ラフタークレーンさまは六本木ヒルズのペントハウスに住み、仕事が終われば、夜景を眺めながら、ドン・ペリニヨンのシャンパーニュを飲んでいる。
人はAI時代と言うけれど、しかし建築現場の現状は・・・というような話です。
今年の日本は梅雨だというのに晴れの日続きで、今朝の東京はめずらしく雨が降っています。近所の先日壊されたビルの跡地は、すでに新たな基礎工事を終えていて。その前に、大型特殊免許を持ったドライヴァーが、黄色いラフタークレーン(rough terrain crane:足場用荷上げ機)の長い首を伸ばし、路上のトラックの荷台に積まれた建築資材を、作業員がその長い「首」からつり下がったワイアーの先についた鉤に括り、今度はその資材を建築中のビルの工事現場上層階(と言っても9階以下ていどだが)へゆっくり移動させている。向こう側にも作業員がいて、足場を作る作業をおこなっているのだ。
鋼管の支柱をジャッキベースで支え、筋交いに補強し、鋼製の板を乗せ、作業用階段もしつらえ、低層階から順繰りに上層階まで作り上げてゆく。いわば建築作業を進めるための仮設骨組作りである。
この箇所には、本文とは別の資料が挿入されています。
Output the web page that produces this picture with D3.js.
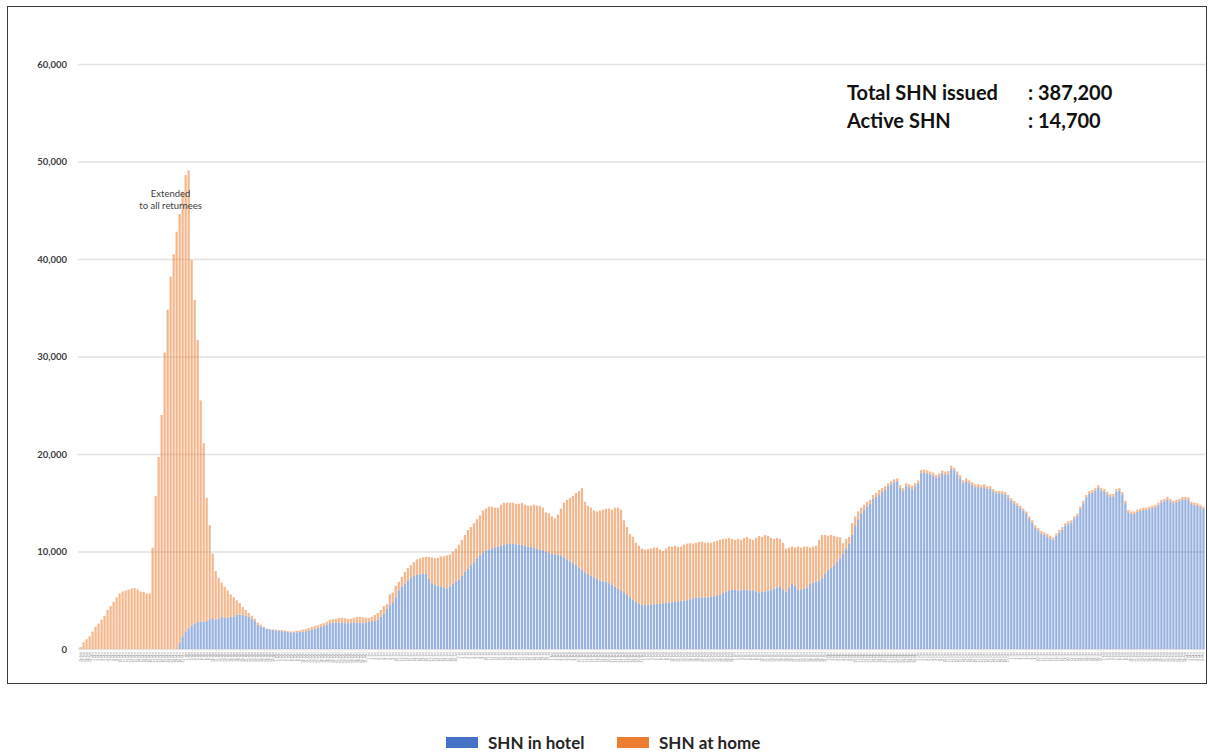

この作業の脇の路上では、白いヘルメットに半透明のビニールパーカーを着て、その上に黄色い蛍光ベストを着て、誘導棒を振って、雨のなか交通整理をしている。(ラフタークレーンさまは2000万円以上するゆえ、当然レンタルで工務店は1日6万円だか8万円だか払っていることでしょう。この現場において、ラフタークレーンさまの日当がいちばん高いのはあきらかだ。)
いくら建築家がCADで図面を書くようになろうが、今後土木建築作業にロボットの活用が検討されていようが、しかし、いまのところ現状はこれである。おもえば江戸から昭和にかけての大工は雨が降れば仕事もなしで、風呂に入って酒でも飲んだもの。(もっとも1970年あたりを境に、大工人口は激減してゆくのだけれど。)しかし、21世紀にそんな呑気な贅沢は許されない。進歩進歩と言うけれど、いったい進歩ってなんだろう? いまの日本でいったいどのくらいの人が、ラフタークレーンさまよりも稼いでいるだろう?
ラフタークレーンさまは六本木ヒルズのペントハウスに住み、仕事が終われば、ジャグジーに浸かり、風呂上りには夜景を眺めながら、ドン・ペリニヨンのシャンパーニュを飲んでいる。